I’d go back to the 80s and confiscate every chorus pedal on every guitar pedal board in every studio. And I’d stick a fork into the digital reverb modules. And probably push over the odd Yamaha DX7 fouling the place up.
But if you want specifics, I’d boot the baby out of the studio when Stevie was recording Isn’t She Lovely, I’d mix out the crowd sounds from So You Want to be a Rock and Roll Star, and I’d digitally lube Bonzo’s kick pedal.
You heartless bastard, you’ve terrified my lovely chorus pedal. Here she is, before going into hiding, petrified she’ll be confiscated.
Dude, get more pedals. They make you a better guitarist. These are The Rules
That’s the only one I own. Or need.
You want a digital delay with that.
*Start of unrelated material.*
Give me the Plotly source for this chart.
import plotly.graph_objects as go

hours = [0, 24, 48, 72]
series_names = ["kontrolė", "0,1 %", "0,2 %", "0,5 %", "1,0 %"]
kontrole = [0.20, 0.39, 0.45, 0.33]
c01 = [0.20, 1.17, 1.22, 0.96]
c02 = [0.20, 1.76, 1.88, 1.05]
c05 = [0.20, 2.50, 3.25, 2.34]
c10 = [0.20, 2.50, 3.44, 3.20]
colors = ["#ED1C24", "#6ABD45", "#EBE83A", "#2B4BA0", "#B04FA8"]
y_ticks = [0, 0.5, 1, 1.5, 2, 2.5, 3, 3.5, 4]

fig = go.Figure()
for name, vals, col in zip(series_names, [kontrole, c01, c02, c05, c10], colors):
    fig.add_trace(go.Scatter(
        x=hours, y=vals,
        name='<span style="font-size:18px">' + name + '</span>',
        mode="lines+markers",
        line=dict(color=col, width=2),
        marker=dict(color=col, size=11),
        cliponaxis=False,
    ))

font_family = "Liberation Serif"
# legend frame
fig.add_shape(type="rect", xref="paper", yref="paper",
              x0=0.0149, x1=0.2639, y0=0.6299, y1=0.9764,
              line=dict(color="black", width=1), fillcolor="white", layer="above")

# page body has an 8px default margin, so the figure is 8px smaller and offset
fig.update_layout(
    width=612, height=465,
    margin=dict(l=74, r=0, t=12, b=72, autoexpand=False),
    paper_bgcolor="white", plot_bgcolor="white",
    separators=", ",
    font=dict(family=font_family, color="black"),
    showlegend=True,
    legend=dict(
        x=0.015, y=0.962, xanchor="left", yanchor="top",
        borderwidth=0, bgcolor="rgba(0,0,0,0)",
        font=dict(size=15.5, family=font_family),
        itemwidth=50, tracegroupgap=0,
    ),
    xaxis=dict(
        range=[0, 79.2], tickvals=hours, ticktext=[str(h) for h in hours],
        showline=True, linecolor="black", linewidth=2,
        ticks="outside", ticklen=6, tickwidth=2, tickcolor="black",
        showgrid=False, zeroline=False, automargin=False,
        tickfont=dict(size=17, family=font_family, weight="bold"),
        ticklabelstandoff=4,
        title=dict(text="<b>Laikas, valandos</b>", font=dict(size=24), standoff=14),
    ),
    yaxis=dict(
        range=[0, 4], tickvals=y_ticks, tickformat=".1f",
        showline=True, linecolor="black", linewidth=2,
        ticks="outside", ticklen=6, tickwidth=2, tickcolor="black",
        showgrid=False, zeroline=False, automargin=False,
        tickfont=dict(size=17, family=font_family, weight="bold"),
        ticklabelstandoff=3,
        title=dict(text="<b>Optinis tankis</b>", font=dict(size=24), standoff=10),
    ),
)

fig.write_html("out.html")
Non more 80s.
Check out solo at 3.23. Magnificent!
Second Coming with way less guitar overdubs. Some of the bootleg recordings are much more stripped down and all the better for it.
Erm, I’d edit out the voices and the instruments from “Astral Weeks”.
Haha
Absolute Beginners (the Bowie one) is great and would be better without the sax.
Also, Blue Jean.
But all 80s pop singles had to have a cheesey sax solo. It was “The Ways”.
The one on Love Will Tear Us Apart was most incongruous.
“Where’s me washboard?”
“You’re wearing it, mate, like flattery bullet proof vest”
Wrong type of brass. Not one of them is playing a soprano sax whilst wearing a pastel-coloured jacket with sleeves rolled to the elbows. Did Kenny G die in vain?
Substitute the v in the final word above with a p and one would certainly hope it could be so.